As for returning shows, Warner Bros. TV announced its CW series “Supernatural” will be among of one of several series to nab a coveted Hall H presentation, including “Doctor Who,” “Sons of Anarchy,” “It’s Always Sunny in Philadelphia” and “The Cleveland Show.” The latter is one of 13 programs, including the Spielberg-produced “Terra Nova” and musical hit “Glee,” that Fox will promote at Comic-Con.
“The biggest difference is, franchise movies notwithstanding, the TV business can be a decades-long business for a show, whereas movies tend to be one-offs,” said Twentieth Century Fox Television Chairman Gary Newman. “The ability to fuel that annually and to leak out new information and really excite the most enthusiastic fans, it’s an invaluable opportunity.”

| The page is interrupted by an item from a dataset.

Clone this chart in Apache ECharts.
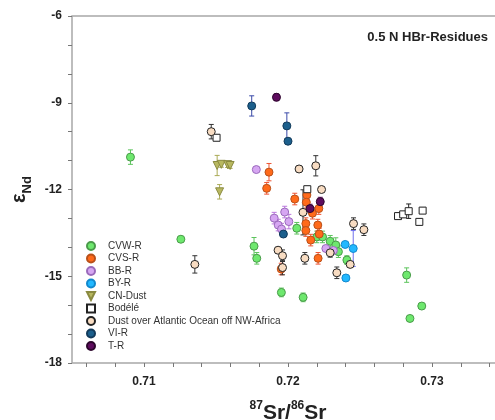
<!DOCTYPE html>
<html>
<head>
<meta charset="utf-8">
<script src="https://cdn.jsdelivr.net/npm/echarts@6/dist/echarts.min.js"></script>
<style>
  html, body { margin: 0; padding: 0; background: #fff; }
  #main { width: 495px; height: 420px; }
</style>
</head>
<body>
<div id="main"></div>
<script>
// [87Sr/86Sr, eNd, error]
const cvwR = [
  [0.70906, -10.88, 0.25], [0.71256, -13.72, 0.1], [0.71764, -13.96, 0.3], [0.71783, -14.38, 0.2],
  [0.71954, -15.56, 0.15], [0.72105, -15.73, 0.15], [0.72061, -13.34, 0.2], [0.72200, -13.64, 0.2],
  [0.72240, -13.64, 0.2], [0.72293, -13.79, 0.2], [0.72332, -13.92, 0.25], [0.72350, -14.15, 0.2],
  [0.72409, -14.44, 0.15], [0.72824, -14.96, 0.25], [0.72929, -16.03, 0.1], [0.72847, -16.46, 0.1]
];
const cvsR = [
  [0.71868, -11.40, 0.3], [0.71852, -11.96, 0.2], [0.72047, -12.33, 0.2], [0.72131, -12.19, 0.2],
  [0.72127, -12.44, 0.2], [0.72170, -12.82, 0.2], [0.72214, -12.66, 0.2], [0.72124, -13.18, 0.2],
  [0.72124, -13.42, 0.2], [0.72158, -13.75, 0.2], [0.72207, -13.23, 0.2], [0.72217, -13.54, 0.2],
  [0.72209, -14.38, 0.2], [0.71953, -14.75, 0.2]
];
const bbR = [
  [0.71780, -11.31, 0.1], [0.71904, -12.99, 0.2], [0.71977, -12.78, 0.2], [0.71932, -13.23, 0.2],
  [0.72006, -13.11, 0.25], [0.71955, -13.37, 0.2], [0.72263, -14.04, 0.1], [0.72315, -14.11, 0.1]
];
const byR = [
  [0.72397, -13.90, 0.1], [0.72453, -14.04, 0.62], [0.72402, -15.06, 0.1]
];
const cnDust = [
  [0.71508, -11.17, 0.35], [0.71537, -11.13, 0.1], [0.71581, -11.14, 0.1], [0.71598, -11.17, 0.1],
  [0.71525, -12.08, 0.25]
];
const bodele = [
  [0.71504, -10.21, 0.1], [0.72134, -11.99, 0.1], [0.72764, -12.92, 0.1], [0.72800, -12.86, 0.1],
  [0.72838, -12.75, 0.25], [0.72912, -13.12, 0.1], [0.72935, -12.73, 0.1]
];
const dustAtl = [
  [0.71467, -10.00, 0.25], [0.71353, -14.59, 0.3], [0.72077, -11.29, 0.1], [0.72193, -11.18, 0.35],
  [0.72233, -12.00, 0.1], [0.72104, -12.79, 0.78], [0.72455, -13.18, 0.2], [0.72527, -13.39, 0.2],
  [0.71931, -14.10, 0.1], [0.71962, -14.29, 0.2], [0.71962, -14.70, 0.25], [0.72117, -14.38, 0.2],
  [0.72293, -14.19, 0.15], [0.72339, -14.88, 0.2], [0.72432, -14.59, 0.1]
];
const viR = [
  [0.71748, -9.11, 0.35], [0.71992, -9.80, 0.45], [0.72000, -10.33, 0.1], [0.71968, -13.54, 0.1]
];
const tR = [
  [0.71920, -8.81, 0.12], [0.72153, -12.66, 0.15], [0.72224, -12.42, 0.15]
];

const xTicks = [0.706, 0.708, 0.71, 0.712, 0.714, 0.716, 0.718, 0.72, 0.722, 0.724, 0.726, 0.728, 0.73, 0.732, 0.734];
const xLabels = [0.71, 0.72, 0.73];
const yTicks = [-18, -17, -16, -15, -14, -13, -12, -11, -10, -9, -8, -7, -6];
const yLabels = [-18, -15, -12, -9, -6];

const groups = [
  { name: 'CVW-R', data: cvwR, fill: '#6ee86e', edge: '#4a9a4a', bar: '#5cc45c', symbol: 'circle', size: 8 },
  { name: 'CVS-R', data: cvsR, fill: '#ff6a1a', edge: '#b8501a', bar: '#ee5533', symbol: 'circle', size: 8 },
  { name: 'BB-R', data: bbR, fill: '#d6a6f2', edge: '#9a6abb', bar: '#bb77dd', symbol: 'circle', size: 8 },
  { name: 'BY-R', data: byR, fill: '#22b8ff', edge: '#1288cc', bar: '#6f6fee', symbol: 'circle', size: 8 },
  { name: 'CN-Dust', data: cnDust, fill: '#b8b860', edge: '#8a8a40', bar: '#aaaa55', symbol: 'path://M0,0 L10,0 L5,10 Z', size: 8 },
  { name: 'Bodélé', data: bodele, fill: '#ffffff', edge: '#222222', bar: '#222222', symbol: 'rect', size: 7 },
  { name: 'Dust over Atlantic Ocean off NW-Africa', data: dustAtl, fill: '#f8dcc2', edge: '#222222', bar: '#333333', symbol: 'circle', size: 8 },
  { name: 'VI-R', data: viR, fill: '#1c5f8c', edge: '#123a5a', bar: '#3a4aa8', symbol: 'circle', size: 8 },
  { name: 'T-R', data: tR, fill: '#5e0c5e', edge: '#2c062c', bar: '#5e0c5e', symbol: 'circle', size: 8 }
];

const series = [];
groups.forEach(function (g) {
  series.push({
    type: 'custom',
    name: 'err ' + g.name,
    z: 1,
    silent: true,
    data: g.data,
    renderItem: function (params, api) {
      const x = api.value(0), y = api.value(1), e = api.value(2);
      const top = api.coord([x, y + e]);
      const bot = api.coord([x, y - e]);
      const st = { stroke: g.bar, lineWidth: 1 };
      return {
        type: 'group',
        children: [
          { type: 'line', shape: { x1: top[0], y1: top[1], x2: bot[0], y2: bot[1] }, style: st },
          { type: 'line', shape: { x1: top[0] - 2.5, y1: top[1], x2: top[0] + 2.5, y2: top[1] }, style: st },
          { type: 'line', shape: { x1: bot[0] - 2.5, y1: bot[1], x2: bot[0] + 2.5, y2: bot[1] }, style: st }
        ]
      };
    }
  });
});
groups.forEach(function (g) {
  series.push({
    type: 'scatter',
    name: g.name,
    z: 2,
    symbol: g.symbol,
    symbolSize: g.size,
    data: g.data.map(function (d) { return [d[0], d[1]]; }),
    itemStyle: { color: g.fill, borderColor: g.edge, borderWidth: 1, opacity: 1 }
  });
});

const chart = echarts.init(document.getElementById('main'));
chart.setOption({
  animation: false,
  title: {
    text: '0.5 N HBr-Residues',
    right: 2, top: 26,
    textStyle: { fontFamily: 'Liberation Sans', fontSize: 13, fontWeight: 'bold', color: '#222' }
  },
  legend: {
    orient: 'vertical',
    left: 86, top: 241, padding: 0,
    itemWidth: 8, itemHeight: 8, itemGap: 2.5,
    data: groups.map(function (g) { return g.name; }),
    textStyle: { fontFamily: 'Liberation Sans', fontSize: 10, color: '#333', padding: [0, 0, 0, 8] }
  },
  grid: {
    left: 72, top: 16, right: -9, bottom: 57,
    outerBoundsMode: 'none',
    show: true, borderColor: '#a8a8a8', borderWidth: 1.5
  },
  xAxis: {
    type: 'value', min: 0.705, max: 0.735,
    axisLine: { show: false },
    splitLine: { show: false },
    axisTick: { show: true, length: 4, lineStyle: { color: '#777' }, customValues: xTicks },
    axisLabel: {
      customValues: xLabels, margin: 13,
      fontFamily: 'Liberation Sans', fontSize: 12, fontWeight: 'bold', color: '#222',
      formatter: function (v) { return v.toFixed(2); }
    },
    name: '{s|87}{b|Sr/}{s|86}{b|Sr}',
    nameLocation: 'middle', nameGap: 37,
    nameTextStyle: {
      rich: {
        b: { fontFamily: 'Liberation Sans', fontSize: 21, fontWeight: 'bold', color: '#222', lineHeight: 24, verticalAlign: 'bottom' },
        s: { fontFamily: 'Liberation Sans', fontSize: 12, fontWeight: 'bold', color: '#222', lineHeight: 24, verticalAlign: 'top' }
      }
    }
  },
  yAxis: {
    type: 'value', min: -18, max: -6,
    axisLine: { show: false },
    splitLine: { show: false },
    axisTick: { show: true, length: 4, lineStyle: { color: '#777' }, customValues: yTicks },
    axisLabel: {
      customValues: yLabels, margin: 10,
      fontFamily: 'Liberation Sans', fontSize: 12, fontWeight: 'bold', color: '#222'
    },
    name: '{e|ε}{n|Nd}',
    nameLocation: 'middle', nameRotate: 90, nameGap: 38,
    nameTextStyle: {
      rich: {
        e: { fontFamily: 'Liberation Sans', fontSize: 20, fontWeight: 'bold', color: '#222', lineHeight: 24, verticalAlign: 'top' },
        n: { fontFamily: 'Liberation Sans', fontSize: 13, fontWeight: 'bold', color: '#222', lineHeight: 24, verticalAlign: 'bottom' }
      }
    }
  },
  series: series
});
</script>
</body>
</html>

“TV audiences are so passionate about their shows,” added Sharon Allen, vice president of marketing and advertising for Showtime, the pay cable network bringing “Dexter” and “Shameless” to San Diego. “Attendees have a relationship with a television show that’s a lot different from a movie or even a comic book. What Comic-Con does — and I don’t think I’ve seen anything quite like it — is it connects fans to the creators, to the stars, to the show. Engaged fans provide consistent viewers. And they spread the word.”
Of course, just as with films, a presence at Comic-Con doesn’t guarantee a show will find an audience. “The Event” on NBC was unable to sustain the bounce it received from the convention; likewise, 2010 Comic-Con projects “The Cape” on NBC and “No Ordinary Family” on ABC failed to capture the sustained attention of the fanboy crowd.
“Comic-Con is a great way to build a groundswell of support for a pending project,” Glanzer said. “But as is true with anything, you can show eight great minutes of a project, but the rest of it has to deliver.”